Il est nécessaire d’avoir le courage d’envahir l’envahisseur, en particulier lorsque celui-ci dispose d’une vaste collection d’armes nucléaires et que vous n’avez pas de telles armes à votre disposition. En dépit de leurs limites, l’occupation de près de 1 500 kilomètres carrés de territoire russe par les forces ukrainiennes, qui a commencé le 6 août à Koursk, marque une évolution significative dans le conflit ukrainien et dans l’histoire de l’arme nucléaire.
Depuis 1949, lorsque les Soviétiques se sont eux-mêmes munis de l’arme atomique, la doctrine de la dissuasion a été forgée pour protéger le territoire de la nation qui la possède. La situation actuelle aurait pu déclencher une escalade explosive. Cependant, le Kremlin a choisi de minimiser l’importance de l’opération ukrainienne, qui constitue néanmoins la première attaque par des forces étrangères en Russie depuis 1945 – si l’on excepte les incidents survenus à la frontière russo-chinoise en 1969.
Le terme français « dissuasion » dérive du mot latin dissuadere, qui signifie persuader l’autre partie par des paroles fortes, voire menaçantes, d’abandonner son action prévue. Son équivalent anglais, deterrence, vient du latin terrere, qui signifie « effrayer ». Le message doit à la fois démontrer la résolution de celui qui l’envoie, tout en restant assez vague pour que l’agresseur ne puisse pas évaluer les effets précis de telle ou telle action. Pour être efficace, la dissuasion nécessite un subtil équilibre entre clarté et ambiguïté, où ce qui est non-dit et implicite compte autant que ce qui est explicitement déclaré.
Bruno Tertrais, le directeur adjoint de la Fondation pour la recherche stratégique, précise que malgré le fait qu’un pays possède des armes nucléaires, cela ne signifie pas que toute interaction militaire sur son sol entrainera une réponse nucléaire. Il souligne l’importance de la géographie, en notant que une intrusion de 100 kilomètres en Russie n’est pas la même chose qu’une intrusion de 100 kilomètres en Israël. La doctrine nucléaire russe stipule que les armes nucléaires ne seront déployées qu’en face d’un danger existentiel, tandis que celle de la France se concentre sur la protection de ses intérêts vitaux. Pour tous les états qui les possèdent, la bombe atomique est l’outil de dernier recours.

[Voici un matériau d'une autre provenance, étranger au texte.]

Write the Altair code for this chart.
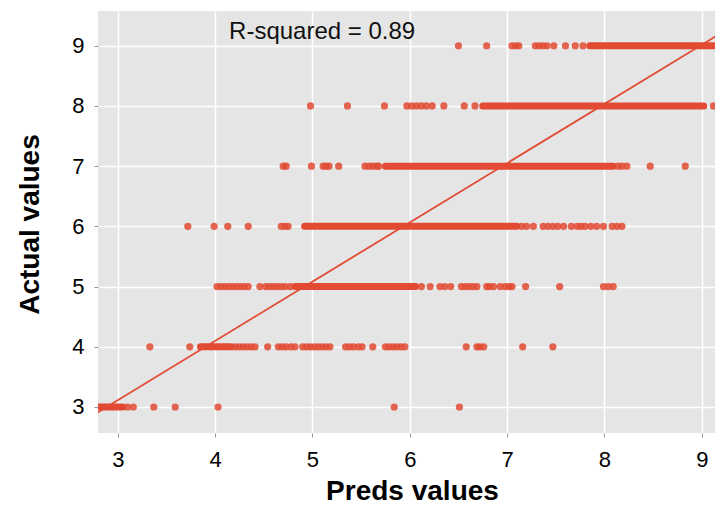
import altair as alt
import pandas as pd

RED = "#E24A33"

# Actual value levels (rows of the scatter)
y_levels = [9, 8, 7, 6, 5, 4, 3]

# Isolated predicted values per row
pts_9 = [6.50, 6.79, 7.05, 7.09, 7.12, 7.29, 7.33, 7.37, 7.41, 7.48, 7.60, 7.70, 7.78]
pts_8 = [4.98, 5.36, 5.74, 5.97, 6.02, 6.07, 6.12, 6.17, 6.23, 6.35, 6.56, 6.67, 9.12]
pts_7 = [4.70, 4.73, 4.99, 5.11, 5.14, 5.17, 5.27, 5.54, 5.58, 5.62, 5.66, 5.68,
         8.14, 8.18, 8.23, 8.47, 8.83]
pts_6 = [3.72, 3.99, 4.13, 4.34, 4.68, 4.72, 4.75, 7.15, 7.20, 7.27, 7.37, 7.42,
         7.47, 7.52, 7.58, 7.66, 7.72, 7.76, 7.80, 7.86, 7.92, 7.99, 8.08, 8.13, 8.18]
pts_5 = [4.02, 4.06, 4.10, 4.14, 4.18, 4.22, 4.26, 4.30, 4.34, 4.46, 4.52, 4.56,
         4.60, 4.64, 4.68, 4.72, 4.77, 6.12, 6.21, 6.31, 6.36, 6.42, 6.53, 6.57,
         6.61, 6.65, 6.69, 6.79, 6.82, 6.86, 6.93, 6.98, 7.02, 7.05, 7.19, 7.54,
         7.99, 8.04, 8.09]
pts_4 = [3.33, 3.74, 4.17, 4.21, 4.25, 4.29, 4.33, 4.37, 4.41, 4.54, 4.65, 4.69,
         4.73, 4.78, 4.82, 4.90, 4.94, 4.98, 5.02, 5.06, 5.10, 5.14, 5.18, 5.34,
         5.38, 5.42, 5.47, 5.51, 5.62, 5.75, 5.79, 5.83, 5.87, 5.91, 5.95, 6.58,
         6.69, 6.72, 6.76, 7.16, 7.47]
pts_3 = [3.10, 3.16, 3.37, 3.59, 4.03, 5.84, 6.51]

# Dense runs of overlapping points per row (start / end of each run)
run_start = [7.85, 6.75, 5.75, 4.92, 4.82, 3.85, 2.78]
run_end = [9.30, 9.02, 8.09, 7.10, 6.06, 4.14, 3.05]

# Fitted line end points
line_x = [2.60, 9.40]
line_y = [2.72, 9.41]

# Annotation
label_text = ["R-squared = 0.89"]
label_x = [5.10]
label_y = [9.23]

x_ticks = [3, 4, 5, 6, 7, 8, 9]
y_ticks = [3, 4, 5, 6, 7, 8, 9]

rows = []
for yv, xs in zip(y_levels, [pts_9, pts_8, pts_7, pts_6, pts_5, pts_4, pts_3]):
    rows += [{"pred": x, "actual": yv} for x in xs]
points_df = pd.DataFrame(rows)
runs_df = pd.DataFrame({"actual": y_levels, "pred": run_start, "pred_end": run_end})
line_df = pd.DataFrame({"pred": line_x, "actual": line_y})
label_df = pd.DataFrame({"pred": label_x, "actual": label_y, "text": label_text})

FONT = "Liberation Sans"
xscale = alt.Scale(domain=[2.797, 9.218], nice=False, zero=False)
yscale = alt.Scale(domain=[2.568, 9.577], nice=False, zero=False)

xaxis = alt.Axis(
    title="Preds values", values=x_ticks, format="d", grid=True,
    gridColor="white", gridWidth=1.5, domain=False, tickSize=4,
    tickColor="#999999", labelFontSize=22, labelFont=FONT, labelColor="black",
    labelPadding=12, titleFontSize=28, titleFont=FONT, titleFontWeight="bold",
    titleColor="black", titleX=314, titleY=66, titleBaseline="alphabetic",
    titleAlign="center",
)
yaxis = alt.Axis(
    title="Actual values", values=y_ticks, format="d", grid=True,
    gridColor="white", gridWidth=1.5, domain=False, tickSize=4,
    tickColor="#999999", labelFontSize=22, labelFont=FONT, labelColor="black",
    labelPadding=10, titleFontSize=28, titleFont=FONT, titleFontWeight="bold",
    titleColor="black", titleAngle=270, titleX=-68, titleY=213,
    titleBaseline="middle", titleAlign="center",
)

runs = alt.Chart(runs_df).mark_rule(
    color=RED, strokeWidth=7, strokeCap="round", clip=True
).encode(
    x=alt.X("pred:Q", scale=xscale, axis=xaxis),
    x2="pred_end:Q",
    y=alt.Y("actual:Q", scale=yscale, axis=yaxis),
)

points = alt.Chart(points_df).mark_circle(
    color=RED, size=52, opacity=0.85, clip=True
).encode(
    x=alt.X("pred:Q", scale=xscale, axis=xaxis),
    y=alt.Y("actual:Q", scale=yscale, axis=yaxis),
)

line = alt.Chart(line_df).mark_line(color=RED, strokeWidth=1.8, clip=True).encode(
    x=alt.X("pred:Q", scale=xscale, axis=xaxis),
    y=alt.Y("actual:Q", scale=yscale, axis=yaxis),
)

label = alt.Chart(label_df).mark_text(
    fontSize=24, font=FONT, color="#111111", align="center", baseline="middle"
).encode(
    x=alt.X("pred:Q", scale=xscale, axis=xaxis),
    y=alt.Y("actual:Q", scale=yscale, axis=yaxis),
    text="text:N",
)

chart = alt.layer(runs, points, line, label).properties(
    width=625, height=422,
    autosize=alt.AutoSizeParams(type="none"),
    padding={"left": 90, "top": 3, "right": -8, "bottom": 71},
    background="white",
).configure_view(fill="#E5E5E5", strokeWidth=0)

chart.save("out.html", embed_options={"renderer": "svg", "actions": False})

Le conflit en Ukraine se déroule cependant sous la potentielle menace nucléaire. Le président russe a souligné la capacité nucléaire de son pays, poussant la France à augmenter son niveau d’alerte. Le Télégramme a révélé le 21 mars 2022, un mois après le début de l’invasion russe, qu’un troisième sous-marin nucléaire partait de l’île Longue en Finistère. C’est la première fois depuis la fin de la guerre froide que trois sous-marins nucléaires français sont en mer en même temps. Pendant ce temps, les États-Unis augmentent leur stock d’ogives nucléaires dans cinq pays membres de l’OTAN (Allemagne, Italie, Belgique, Pays-Bas, Turquie), une pratique datant des années 1950.